Frank, I want to get a bit more detail about the OUS dynamics for KEYTRUDA in lung, you guys saw good trends in 4Q. But I wasn't sure if we're already at an inflection point based on the cadence of reimbursement, maybe just be helpful to go through how you see the pace of share gains in Europe in lung over the balance of the year?
And then Roger at a higher level, how are you guys thinking about the balance of therapeutic areas in the pipeline. I mean obviously, you want to press your advantage in oncology, but is expanding other existing categories a strategic priority or is there a capacity for a new therapeutic category?
So in Europe, I'll give an example. So right now, we have reimbursement in most of the European Union for KEYNOTE-024 and that's where you're seeing a lot of the growth on our monotherapy indication.
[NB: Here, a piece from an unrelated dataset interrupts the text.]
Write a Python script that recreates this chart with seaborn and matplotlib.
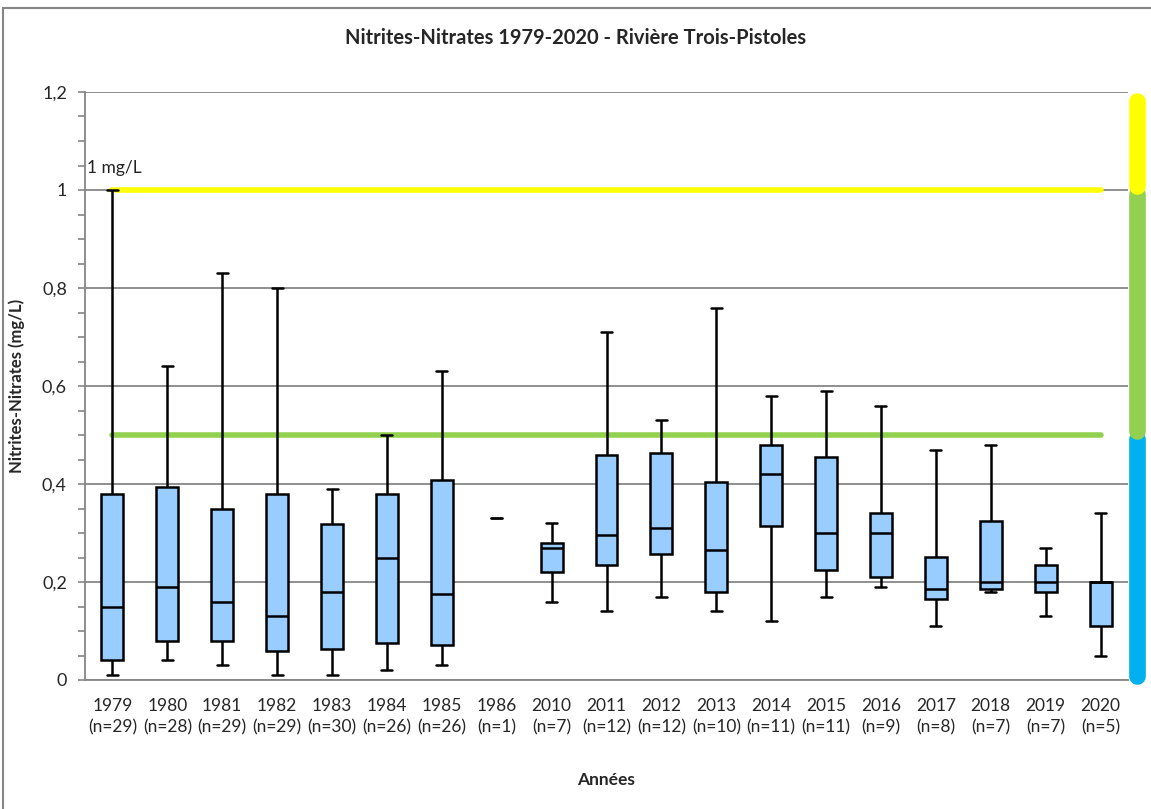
import pandas as pd
import matplotlib.pyplot as plt
import seaborn as sns
from matplotlib.patches import Rectangle
from matplotlib.ticker import MultipleLocator, FixedLocator, FuncFormatter

# summary stats (mg/L)
years = ['1979', '1980', '1981', '1982', '1983', '1984', '1985', '1986', '2010', '2011',
         '2012', '2013', '2014', '2015', '2016', '2017', '2018', '2019', '2020']
n_counts = [29, 28, 29, 29, 30, 26, 26, 1, 7, 12, 12, 10, 11, 11, 9, 8, 7, 7, 5]
mins = [0.01, 0.04, 0.03, 0.01, 0.01, 0.02, 0.03, 0.33, 0.16, 0.14,
        0.17, 0.14, 0.12, 0.17, 0.19, 0.11, 0.18, 0.13, 0.05]
q1s = [0.04, 0.08, 0.08, 0.06, 0.063, 0.075, 0.072, 0.33, 0.22, 0.235,
       0.258, 0.18, 0.315, 0.225, 0.21, 0.165, 0.185, 0.18, 0.11]
medians = [0.15, 0.19, 0.16, 0.13, 0.18, 0.25, 0.175, 0.33, 0.27, 0.295,
           0.31, 0.265, 0.42, 0.30, 0.30, 0.185, 0.20, 0.20, 0.20]
q3s = [0.38, 0.393, 0.35, 0.38, 0.318, 0.38, 0.408, 0.33, 0.28, 0.46,
       0.463, 0.405, 0.48, 0.455, 0.34, 0.252, 0.325, 0.235, 0.20]
maxs = [1.0, 0.64, 0.83, 0.80, 0.39, 0.50, 0.63, 0.33, 0.32, 0.71,
        0.53, 0.76, 0.58, 0.59, 0.56, 0.47, 0.48, 0.27, 0.34]

limit_high = 1.0   # 1 mg/L
limit_mid = 0.5
band_edges = [0.0, 0.5, 1.0, 1.19]
band_colors = ['#00B0F0', '#92D050', '#FFFF00']

# five points per year -> seaborn quartiles land exactly on the summary values
rows = []
for y, a, b, c, d, e in zip(years, mins, q1s, medians, q3s, maxs):
    for v in (a, b, c, d, e):
        rows.append({'year': y, 'value': v})
df = pd.DataFrame(rows)

sns.set_theme(style='white')
plt.rcParams['font.family'] = ['Lato', 'DejaVu Sans']

fig = plt.figure(figsize=(11.51, 8.09), dpi=100)
ax = fig.add_axes([85 / 1151, 1 - 680 / 809, (1128 - 85) / 1151, (680 - 92) / 809])

sns.boxplot(data=df, x='year', y='value', order=years, ax=ax, whis=(0, 100),
            width=0.4, color='#99CCFF', saturation=1, linecolor='black',
            linewidth=1.8, showfliers=False, zorder=3)

# the single 1986 sample shows as a short dash only
i86 = years.index('1986')
for art in ax.patches[i86:i86 + 1]:
    art.set_visible(False)
for ln in ax.lines:
    xd = ln.get_xdata()
    if len(xd) and min(xd) > i86 - 0.5 and max(xd) < i86 + 0.5:
        ln.set_visible(False)
ax.plot([i86 - 0.1, i86 + 0.1], [medians[i86], medians[i86]], color='black', lw=2, zorder=4)

# guide lines
ax.plot([0, len(years) - 1], [limit_high, limit_high], color='#FFFF00', lw=4,
        solid_capstyle='round', zorder=2)
ax.plot([0, len(years) - 1], [limit_mid, limit_mid], color='#92D050', lw=4,
        solid_capstyle='round', zorder=2)
ax.text(-0.47, 1.035, '1 mg/L', fontsize=12.5, color='#222222')

# colour band on the right
bx = len(years) - 0.5 + 0.16
for lo, hi, col in zip(band_edges[:-1], band_edges[1:], band_colors):
    ax.plot([bx, bx], [lo + 0.008, hi - 0.008], color=col, lw=12,
            solid_capstyle='round', clip_on=False, zorder=4)

ax.set_xlim(-0.5, len(years) - 0.5)
ax.set_ylim(0, 1.2)
ax.yaxis.set_major_locator(MultipleLocator(0.2))
ax.yaxis.set_minor_locator(MultipleLocator(0.05))
ax.yaxis.set_major_formatter(FuncFormatter(lambda v, p: ('%g' % round(v, 2)).replace('.', ',')))
ax.grid(axis='y', which='major', color='#868686', lw=1.3, zorder=0)
ax.set_axisbelow(True)

ax.set_xticks(range(len(years)))
ax.set_xticklabels([f'{y}\n(n={n})' for y, n in zip(years, n_counts)], fontsize=12.5,
                   linespacing=1.4)
ax.xaxis.set_minor_locator(FixedLocator([i - 0.5 for i in range(len(years) + 1)]))
ax.tick_params(axis='x', which='major', length=0, pad=13)
ax.tick_params(axis='x', which='minor', length=5, color='#868686', width=1.2, direction='out')
ax.tick_params(axis='y', which='both', length=5, color='#868686', width=1.2,
               direction='out', left=True, labelsize=13)
ax.tick_params(axis='y', which='major', pad=8)

for s in ['top', 'right']:
    ax.spines[s].set_visible(False)
for s in ['left', 'bottom']:
    ax.spines[s].set_color('#868686')
    ax.spines[s].set_linewidth(1.3)

ax.set_xlabel('Années', fontsize=12.5, fontweight='bold', labelpad=26)
ax.set_ylabel('Nitrites-Nitrates (mg/L)', fontsize=12, fontweight='bold', labelpad=12)
fig.text(0.5, 1 - 38 / 809, 'Nitrites-Nitrates 1979-2020 - Rivière Trois-Pistoles',
         ha='center', va='center', fontsize=14.5, fontweight='bold')

# chart-area frame: left and top edges visible
fig.patches.append(Rectangle((3 / 1151, -0.05), 1.1, 1.05 - 8 / 809, transform=fig.transFigure,
                             fill=False, edgecolor='#868686', lw=1.5))

fig.savefig('out.png', dpi=100)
With 189, we have reimbursement in Germany, Austria, Netherlands and a couple of other markets, but we're very early on in getting an uptake for 189 broadly in Europe and I anticipate that will come throughout the year, very similar ramp to what we saw back when we launched KEYNOTE-024. So think of that, the timing you should be thinking about for that ramp.
In addition to that, as mentioned, Japan we think is a very significant opportunity now with not only the approval of 189, but 407 and also KEYNOTE-042. So we think Japan provides a very good opportunity outside of the US. And then as mentioned, we're in the very early stages in China with just our first launch in second line melanoma, so we see also outside the US, significant opportunities for growth there.
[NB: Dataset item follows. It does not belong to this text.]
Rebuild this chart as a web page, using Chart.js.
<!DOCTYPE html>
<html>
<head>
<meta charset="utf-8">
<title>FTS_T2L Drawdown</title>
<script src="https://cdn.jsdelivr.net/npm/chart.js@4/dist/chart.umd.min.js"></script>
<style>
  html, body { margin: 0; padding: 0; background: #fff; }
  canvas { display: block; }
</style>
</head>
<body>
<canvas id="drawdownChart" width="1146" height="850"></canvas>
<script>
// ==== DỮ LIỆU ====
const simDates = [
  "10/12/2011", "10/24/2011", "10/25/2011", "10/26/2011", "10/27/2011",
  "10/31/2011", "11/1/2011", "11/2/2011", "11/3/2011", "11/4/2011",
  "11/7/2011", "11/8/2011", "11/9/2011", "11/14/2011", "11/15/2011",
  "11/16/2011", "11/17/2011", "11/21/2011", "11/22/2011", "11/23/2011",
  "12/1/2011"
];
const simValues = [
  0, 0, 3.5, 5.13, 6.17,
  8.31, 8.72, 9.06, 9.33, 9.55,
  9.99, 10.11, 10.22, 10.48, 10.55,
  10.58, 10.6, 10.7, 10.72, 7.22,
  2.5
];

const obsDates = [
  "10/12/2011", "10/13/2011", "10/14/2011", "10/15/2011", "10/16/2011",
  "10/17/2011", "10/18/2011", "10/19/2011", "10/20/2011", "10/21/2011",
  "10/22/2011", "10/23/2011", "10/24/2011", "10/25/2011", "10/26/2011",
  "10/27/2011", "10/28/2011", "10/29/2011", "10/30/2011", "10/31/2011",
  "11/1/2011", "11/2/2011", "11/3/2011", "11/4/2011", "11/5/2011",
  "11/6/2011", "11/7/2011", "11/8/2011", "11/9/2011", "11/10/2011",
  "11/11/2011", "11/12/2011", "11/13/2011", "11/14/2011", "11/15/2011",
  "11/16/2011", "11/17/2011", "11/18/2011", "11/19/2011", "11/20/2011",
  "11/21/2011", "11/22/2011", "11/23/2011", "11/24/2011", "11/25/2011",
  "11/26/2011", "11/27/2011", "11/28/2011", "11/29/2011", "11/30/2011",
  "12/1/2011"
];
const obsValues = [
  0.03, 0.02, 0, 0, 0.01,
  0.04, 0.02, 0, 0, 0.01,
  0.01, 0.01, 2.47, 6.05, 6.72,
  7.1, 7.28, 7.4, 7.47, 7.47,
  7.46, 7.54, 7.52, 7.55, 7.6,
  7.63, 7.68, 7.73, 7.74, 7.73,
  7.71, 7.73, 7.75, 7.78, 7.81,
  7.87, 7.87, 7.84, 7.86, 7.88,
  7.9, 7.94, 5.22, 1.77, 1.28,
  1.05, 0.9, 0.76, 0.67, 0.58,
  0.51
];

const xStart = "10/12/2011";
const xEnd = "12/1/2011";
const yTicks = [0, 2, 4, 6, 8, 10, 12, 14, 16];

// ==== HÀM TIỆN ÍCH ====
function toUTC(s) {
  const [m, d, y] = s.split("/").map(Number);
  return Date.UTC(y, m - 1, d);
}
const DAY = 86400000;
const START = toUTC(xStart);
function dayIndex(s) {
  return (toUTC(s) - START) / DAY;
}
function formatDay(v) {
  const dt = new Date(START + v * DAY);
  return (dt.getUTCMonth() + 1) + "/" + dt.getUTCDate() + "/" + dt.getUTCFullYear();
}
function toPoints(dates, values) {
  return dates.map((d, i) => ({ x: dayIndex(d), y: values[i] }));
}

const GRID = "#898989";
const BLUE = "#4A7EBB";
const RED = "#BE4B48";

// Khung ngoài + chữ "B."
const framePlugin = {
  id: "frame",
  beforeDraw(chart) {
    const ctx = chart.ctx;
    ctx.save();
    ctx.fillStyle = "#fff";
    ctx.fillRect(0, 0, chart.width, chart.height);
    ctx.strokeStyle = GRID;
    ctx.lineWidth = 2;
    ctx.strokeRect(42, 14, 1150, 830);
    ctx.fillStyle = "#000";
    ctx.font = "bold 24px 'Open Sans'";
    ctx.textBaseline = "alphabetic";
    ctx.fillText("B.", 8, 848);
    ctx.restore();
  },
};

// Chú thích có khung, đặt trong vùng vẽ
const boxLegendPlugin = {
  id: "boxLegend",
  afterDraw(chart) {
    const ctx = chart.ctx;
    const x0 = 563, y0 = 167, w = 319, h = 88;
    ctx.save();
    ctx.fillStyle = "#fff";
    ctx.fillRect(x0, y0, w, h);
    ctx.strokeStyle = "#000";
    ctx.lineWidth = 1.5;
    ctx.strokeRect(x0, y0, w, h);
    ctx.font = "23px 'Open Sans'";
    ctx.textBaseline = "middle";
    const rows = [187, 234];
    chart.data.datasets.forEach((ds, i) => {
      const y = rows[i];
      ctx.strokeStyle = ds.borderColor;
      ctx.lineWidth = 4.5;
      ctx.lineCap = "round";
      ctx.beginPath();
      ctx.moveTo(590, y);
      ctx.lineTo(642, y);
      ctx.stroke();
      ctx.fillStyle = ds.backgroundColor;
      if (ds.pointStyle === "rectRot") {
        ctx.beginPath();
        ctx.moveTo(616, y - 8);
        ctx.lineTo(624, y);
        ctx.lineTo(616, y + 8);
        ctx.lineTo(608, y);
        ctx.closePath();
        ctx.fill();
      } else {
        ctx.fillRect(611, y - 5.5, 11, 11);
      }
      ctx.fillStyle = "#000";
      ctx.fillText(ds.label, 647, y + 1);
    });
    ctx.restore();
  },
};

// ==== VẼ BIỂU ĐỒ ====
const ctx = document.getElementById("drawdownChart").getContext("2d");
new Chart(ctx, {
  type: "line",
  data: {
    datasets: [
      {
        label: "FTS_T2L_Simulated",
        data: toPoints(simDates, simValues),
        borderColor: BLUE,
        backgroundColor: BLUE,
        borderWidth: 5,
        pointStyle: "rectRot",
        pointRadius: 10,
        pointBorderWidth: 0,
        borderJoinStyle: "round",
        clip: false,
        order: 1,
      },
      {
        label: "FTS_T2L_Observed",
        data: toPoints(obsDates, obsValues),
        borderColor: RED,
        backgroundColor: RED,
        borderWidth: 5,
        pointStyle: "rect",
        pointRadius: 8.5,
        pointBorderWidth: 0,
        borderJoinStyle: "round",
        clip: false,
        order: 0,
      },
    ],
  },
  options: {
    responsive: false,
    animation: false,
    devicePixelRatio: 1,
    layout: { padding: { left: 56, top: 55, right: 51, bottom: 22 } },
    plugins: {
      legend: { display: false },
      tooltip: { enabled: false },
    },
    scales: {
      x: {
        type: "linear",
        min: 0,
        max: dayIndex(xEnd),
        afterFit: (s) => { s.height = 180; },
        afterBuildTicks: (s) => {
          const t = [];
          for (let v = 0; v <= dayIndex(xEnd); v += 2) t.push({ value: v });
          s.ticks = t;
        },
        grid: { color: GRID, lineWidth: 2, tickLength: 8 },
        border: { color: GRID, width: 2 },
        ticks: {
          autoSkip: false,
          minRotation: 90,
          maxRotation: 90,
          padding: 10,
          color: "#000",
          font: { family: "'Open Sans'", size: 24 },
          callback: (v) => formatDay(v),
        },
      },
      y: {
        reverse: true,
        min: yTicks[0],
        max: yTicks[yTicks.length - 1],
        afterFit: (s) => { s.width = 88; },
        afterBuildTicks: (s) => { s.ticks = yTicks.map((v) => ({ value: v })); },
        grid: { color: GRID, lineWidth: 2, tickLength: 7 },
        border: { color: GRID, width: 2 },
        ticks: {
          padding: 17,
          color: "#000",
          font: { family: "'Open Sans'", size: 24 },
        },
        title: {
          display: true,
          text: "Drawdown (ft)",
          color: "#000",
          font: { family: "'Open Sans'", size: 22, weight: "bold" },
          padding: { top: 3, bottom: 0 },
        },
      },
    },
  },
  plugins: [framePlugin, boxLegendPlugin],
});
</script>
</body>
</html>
Yeah. And this is Roger, if I might I’d say also today, the PHMP announced that they adopted a positive opinion with respect to 407 in Europe, so that of course reimbursement will be required in most markets and will take some time, but it's going to advance that still further. In terms of the balance of therapeutic areas, Geoff, our interests, certainly my interest is in having the greatest possible impact on improving and extending human life wherever we see that and so we're not going to be down to any particular therapeutic area.
If you look at the kinds of things that we're doing, look at the work that's taking place in HIV right now, MK-8591 is an extraordinary molecule, the Phase 2 data in combination with [indiscernible], we hope we will have an opportunity to present those data probably sometime around the middle of the year and this is really a remarkable compound in terms of its potency, the durability of the treatment effect and it changes the landscape in a lot of ways in terms of how you think about HIV treatment. That's a therapeutic area which doesn't get enormous amount of tension externally, but which we're putting a lot of effort into, just as we're putting a lot of effort into other areas. So, there's a lot of work going so.
So let me close by thanking for joining us. We had a strong 2018. We're confident going forward in our execution and our pipeline and our future. We believe that we're well positioned to drive sustained revenue growth and we also expect meaningful operating margin expansion over time and that's largely the result of a differentiated pipeline that we believe will actually position Merck well going forward. So thank you.
That concludes our call. Thank you, Darla. Thanks, everyone.
Thank you. This concludes the Merck Fourth Quarter 2018 sales and earnings conference call. You may now disconnect.